家相には陰と陽という考えがあります。きれいにするところと、汚くしても良いところがあるという考え方です。例えば鬼門は不浄でエネルギーが低いところですが、逆にエネルギーが高いところもある。家の中にはそれらが混在しているので、あまりオープンにするのはどうなのかと思いますね。全部日当たりの良い部屋ばかりだと、ゆっくり休めるところがないと思いませんか?
確かにデザインが良くても、使い勝手が悪ければ意味がないと思いますね。
細かいディテールにこだわって、すべてを完璧にしようとすると、デザイン的には良くても、逆に不自由な感じがするでしょうね。ここは見せたいからステキにするけど、ここは寝るだけだからまあいいか、といった考え方のほうが落ち着くような気がしますね。
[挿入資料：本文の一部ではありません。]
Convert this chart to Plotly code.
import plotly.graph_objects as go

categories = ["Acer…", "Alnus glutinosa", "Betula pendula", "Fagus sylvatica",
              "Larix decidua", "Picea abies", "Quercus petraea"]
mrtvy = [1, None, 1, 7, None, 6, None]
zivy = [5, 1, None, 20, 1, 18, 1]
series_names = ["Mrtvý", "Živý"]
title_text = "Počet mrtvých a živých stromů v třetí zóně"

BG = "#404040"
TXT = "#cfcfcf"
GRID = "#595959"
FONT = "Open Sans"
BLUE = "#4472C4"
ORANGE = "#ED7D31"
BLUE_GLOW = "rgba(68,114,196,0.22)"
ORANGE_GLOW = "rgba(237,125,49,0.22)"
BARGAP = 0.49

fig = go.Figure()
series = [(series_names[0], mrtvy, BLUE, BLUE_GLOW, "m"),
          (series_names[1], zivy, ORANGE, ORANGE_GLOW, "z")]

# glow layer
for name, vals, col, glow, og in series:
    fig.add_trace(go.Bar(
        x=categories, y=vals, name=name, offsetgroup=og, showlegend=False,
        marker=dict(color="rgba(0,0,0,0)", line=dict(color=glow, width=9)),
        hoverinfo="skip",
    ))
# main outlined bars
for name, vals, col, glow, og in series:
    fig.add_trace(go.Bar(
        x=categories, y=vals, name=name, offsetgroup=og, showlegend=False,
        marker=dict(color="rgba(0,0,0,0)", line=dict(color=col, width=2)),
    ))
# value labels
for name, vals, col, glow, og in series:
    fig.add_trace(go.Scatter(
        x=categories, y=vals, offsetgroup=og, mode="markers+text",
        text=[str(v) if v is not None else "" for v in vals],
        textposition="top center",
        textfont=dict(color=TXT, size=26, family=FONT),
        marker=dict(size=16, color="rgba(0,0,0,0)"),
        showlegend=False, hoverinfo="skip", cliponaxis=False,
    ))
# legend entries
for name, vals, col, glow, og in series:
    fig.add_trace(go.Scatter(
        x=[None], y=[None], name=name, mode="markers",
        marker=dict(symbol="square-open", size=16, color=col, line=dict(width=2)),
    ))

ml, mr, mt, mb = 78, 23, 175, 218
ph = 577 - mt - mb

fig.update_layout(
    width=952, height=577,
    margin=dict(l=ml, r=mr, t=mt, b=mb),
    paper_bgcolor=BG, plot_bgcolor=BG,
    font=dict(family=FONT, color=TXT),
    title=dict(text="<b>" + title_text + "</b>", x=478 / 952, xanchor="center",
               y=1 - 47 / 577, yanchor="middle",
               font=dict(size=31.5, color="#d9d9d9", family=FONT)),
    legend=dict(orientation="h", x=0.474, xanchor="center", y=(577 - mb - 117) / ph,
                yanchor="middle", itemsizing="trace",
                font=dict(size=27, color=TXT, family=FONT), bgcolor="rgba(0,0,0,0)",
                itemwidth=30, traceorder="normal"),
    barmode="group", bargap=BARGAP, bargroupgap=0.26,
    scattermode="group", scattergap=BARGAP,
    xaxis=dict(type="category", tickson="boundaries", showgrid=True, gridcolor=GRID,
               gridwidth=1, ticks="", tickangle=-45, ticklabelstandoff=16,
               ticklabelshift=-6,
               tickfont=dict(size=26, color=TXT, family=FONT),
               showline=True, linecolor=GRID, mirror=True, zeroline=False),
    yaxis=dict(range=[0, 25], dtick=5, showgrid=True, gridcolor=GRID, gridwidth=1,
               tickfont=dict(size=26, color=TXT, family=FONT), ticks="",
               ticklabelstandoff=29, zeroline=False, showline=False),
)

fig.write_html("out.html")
実際には一切妥協しない、妥協するのは収納の中だけ、という例もありますけどね。
「家相もデザイン性も良い、そして機能性も高い家を一緒に提案していきたい…」
家相は目に見えない部分の影響を考えるので、当然素材というものも影響があります。触って気持ちの良いことが大事ですね。気持ちが良い、寛げる家というのが原点だと思います。本間先生がこれから家を設計するときに、施主から家相を気にしますと言われたらどうしますか?
施主さんのご希望なら家相を入れてもいいと思っています。
僕は家を建ててから後悔する人が多いように感じています。予算もあるし、ある程度妥協して家を作ることが多いと思いますが、その中で後悔するのが家相ではないかと思っているんです。家相は転ばぬ先の杖として使ってほしい。家を設計する時に、家相は気になりますか? と訪ねて、気になると答えたら、では家相を入れたらこういう家が出来ますよ、と提案できる流れを作りたいというのが僕の理想なのです。
そうですね。施主さんに聞いてみたいと思いますね。でも気にし始めたら本格的にやらなくてはいけないと思うので、施主さんを困らせることになってしまうのかなという不安もあります。
家相は気になるけど、かっこいい家を作りたいという人も多いと思います。その時、どちらかひとつという選択肢ではなく、家相も良くてデザインも良い、機能性も良いという家を提案できないと、家相の考え方は広がっていかないと考えています。
こんなことが出来る!こんなステキな家が出来る!ということを、先生にもぜひ発信していただきたいと思います。ちょっと工夫すればこんな風にステキな家が出来るということを見せるのが、プロのセンスだと思っています。
こんなことが出来る!こんなステキな家が出来る!ということを、先生にもぜひ発信していただきたいと思います。ちょっと工夫すればこんな風にステキな家が出来るということを見せるのが、プロのセンスだと思っています。
建物だけの表現だけでなく、自分を表現することも大切ということですね。
施主の思いを実現する能力が我々にはあると思っています。施主がどうしたいのかを感じとって、提案してあげる能力が大切。一生懸命家を建てたのに、自分が思っていた家とは違ったものになったら悲しいじゃないですか。ぜひその思いを一緒に形にしてあげようじゃありませんか。
施主さんの要望にひとつひとつきちんと答えていくと、心から喜んでいただける家が出来るんだということを、今回ご一緒に仕事させていただいて実感しました。周辺環境を読み説いて家を作るということは確かに大切なのですが、施主の話をたくさん聞いて、議論を重ねて出来あがって行く家が、本当に満足していただける家なのだとつくづく思いました。
本間先生は私の図面と施主さんの思いを形にしてくださいました。そこには感性が合致したということもあるのかもしれません。家づくりはひとつの縁でもあります。本間先生のすばらしいデザイン力とこれからもタッグを組んで、安心して住み続けられる家、デザイン的にもお洒落ですっきりと暮らせる家を提案できれば嬉しいですね。
ぜひよろしくお願いいたします。